Only the lines from the start of the data through the line with "const fmt = (v: number)" belong in the copy. Restate them word for word, minus the pictures.
START
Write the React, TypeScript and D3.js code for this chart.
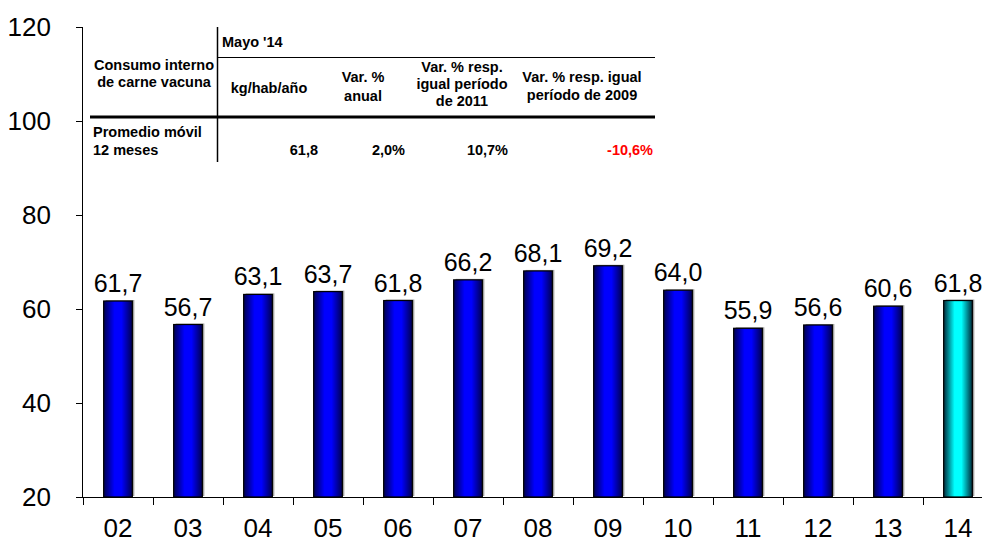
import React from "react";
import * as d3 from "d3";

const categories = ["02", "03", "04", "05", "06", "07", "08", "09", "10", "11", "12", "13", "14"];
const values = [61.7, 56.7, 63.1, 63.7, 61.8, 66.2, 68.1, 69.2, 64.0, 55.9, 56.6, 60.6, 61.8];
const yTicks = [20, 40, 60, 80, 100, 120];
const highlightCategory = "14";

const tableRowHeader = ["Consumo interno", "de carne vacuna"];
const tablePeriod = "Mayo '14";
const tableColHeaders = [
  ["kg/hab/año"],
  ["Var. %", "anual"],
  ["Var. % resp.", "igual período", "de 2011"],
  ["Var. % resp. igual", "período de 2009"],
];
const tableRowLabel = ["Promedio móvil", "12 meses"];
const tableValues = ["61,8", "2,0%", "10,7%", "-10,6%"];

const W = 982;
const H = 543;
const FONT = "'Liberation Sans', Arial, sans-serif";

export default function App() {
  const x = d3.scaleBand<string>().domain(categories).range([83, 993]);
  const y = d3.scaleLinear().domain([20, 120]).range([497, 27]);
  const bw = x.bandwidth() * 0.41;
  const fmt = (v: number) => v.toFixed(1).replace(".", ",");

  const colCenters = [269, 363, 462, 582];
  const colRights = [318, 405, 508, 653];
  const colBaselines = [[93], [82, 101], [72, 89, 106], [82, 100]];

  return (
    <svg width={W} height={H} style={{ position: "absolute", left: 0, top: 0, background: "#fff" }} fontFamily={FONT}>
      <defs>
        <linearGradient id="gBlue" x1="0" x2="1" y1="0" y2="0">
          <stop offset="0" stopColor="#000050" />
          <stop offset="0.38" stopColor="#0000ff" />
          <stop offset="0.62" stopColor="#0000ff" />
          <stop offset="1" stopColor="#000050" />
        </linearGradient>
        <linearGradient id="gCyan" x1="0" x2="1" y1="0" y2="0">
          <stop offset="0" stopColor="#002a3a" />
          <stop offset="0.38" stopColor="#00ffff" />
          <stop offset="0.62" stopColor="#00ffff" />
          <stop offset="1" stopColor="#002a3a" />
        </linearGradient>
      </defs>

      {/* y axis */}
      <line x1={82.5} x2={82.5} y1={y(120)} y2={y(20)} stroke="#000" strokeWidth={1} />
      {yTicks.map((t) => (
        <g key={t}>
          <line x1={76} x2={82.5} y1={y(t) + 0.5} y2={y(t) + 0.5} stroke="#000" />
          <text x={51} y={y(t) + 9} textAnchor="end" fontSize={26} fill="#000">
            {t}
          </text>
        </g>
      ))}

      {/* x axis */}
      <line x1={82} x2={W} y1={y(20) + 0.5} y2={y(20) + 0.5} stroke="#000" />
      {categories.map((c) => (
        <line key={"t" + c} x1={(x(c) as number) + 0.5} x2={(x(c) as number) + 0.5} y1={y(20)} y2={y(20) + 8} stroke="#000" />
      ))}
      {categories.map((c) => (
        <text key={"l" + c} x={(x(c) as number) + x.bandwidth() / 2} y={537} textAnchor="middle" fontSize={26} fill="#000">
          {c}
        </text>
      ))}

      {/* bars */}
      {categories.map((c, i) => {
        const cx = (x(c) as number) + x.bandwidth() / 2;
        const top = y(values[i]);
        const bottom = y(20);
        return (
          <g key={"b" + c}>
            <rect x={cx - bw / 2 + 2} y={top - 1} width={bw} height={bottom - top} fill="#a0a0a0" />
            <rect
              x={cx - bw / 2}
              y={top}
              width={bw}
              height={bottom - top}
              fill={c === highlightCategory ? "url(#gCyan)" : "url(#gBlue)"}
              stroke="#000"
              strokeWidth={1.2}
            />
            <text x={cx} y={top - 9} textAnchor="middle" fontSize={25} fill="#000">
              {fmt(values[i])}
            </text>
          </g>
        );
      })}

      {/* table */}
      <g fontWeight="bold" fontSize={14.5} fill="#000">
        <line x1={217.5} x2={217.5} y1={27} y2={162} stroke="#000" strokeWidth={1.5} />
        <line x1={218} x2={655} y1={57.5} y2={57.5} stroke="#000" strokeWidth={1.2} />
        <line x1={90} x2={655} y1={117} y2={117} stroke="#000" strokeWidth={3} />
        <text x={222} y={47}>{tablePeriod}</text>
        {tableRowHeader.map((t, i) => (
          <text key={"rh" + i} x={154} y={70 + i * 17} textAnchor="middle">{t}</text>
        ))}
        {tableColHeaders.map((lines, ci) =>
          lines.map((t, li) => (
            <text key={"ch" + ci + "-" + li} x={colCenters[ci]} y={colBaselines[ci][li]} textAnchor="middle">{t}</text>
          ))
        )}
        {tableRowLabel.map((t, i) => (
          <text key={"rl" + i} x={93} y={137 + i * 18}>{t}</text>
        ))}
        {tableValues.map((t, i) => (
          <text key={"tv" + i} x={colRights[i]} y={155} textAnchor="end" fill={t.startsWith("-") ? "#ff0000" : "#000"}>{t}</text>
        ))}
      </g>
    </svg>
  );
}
END
Completed task =>
Write the React, TypeScript and D3.js code for this chart.
import React from "react";
import * as d3 from "d3";

const categories = ["02", "03", "04", "05", "06", "07", "08", "09", "10", "11", "12", "13", "14"];
const values = [61.7, 56.7, 63.1, 63.7, 61.8, 66.2, 68.1, 69.2, 64.0, 55.9, 56.6, 60.6, 61.8];
const yTicks = [20, 40, 60, 80, 100, 120];
const highlightCategory = "14";

const tableRowHeader = ["Consumo interno", "de carne vacuna"];
const tablePeriod = "Mayo '14";
const tableColHeaders = [
  ["kg/hab/año"],
  ["Var. %", "anual"],
  ["Var. % resp.", "igual período", "de 2011"],
  ["Var. % resp. igual", "período de 2009"],
];
const tableRowLabel = ["Promedio móvil", "12 meses"];
const tableValues = ["61,8", "2,0%", "10,7%", "-10,6%"];

const W = 982;
const H = 543;
const FONT = "'Liberation Sans', Arial, sans-serif";

export default function App() {
  const x = d3.scaleBand<string>().domain(categories).range([83, 993]);
  const y = d3.scaleLinear().domain([20, 120]).range([497, 27]);
  const bw = x.bandwidth() * 0.41;
  const fmt = (v: number) => v.toFixed(1).replace(".", ",");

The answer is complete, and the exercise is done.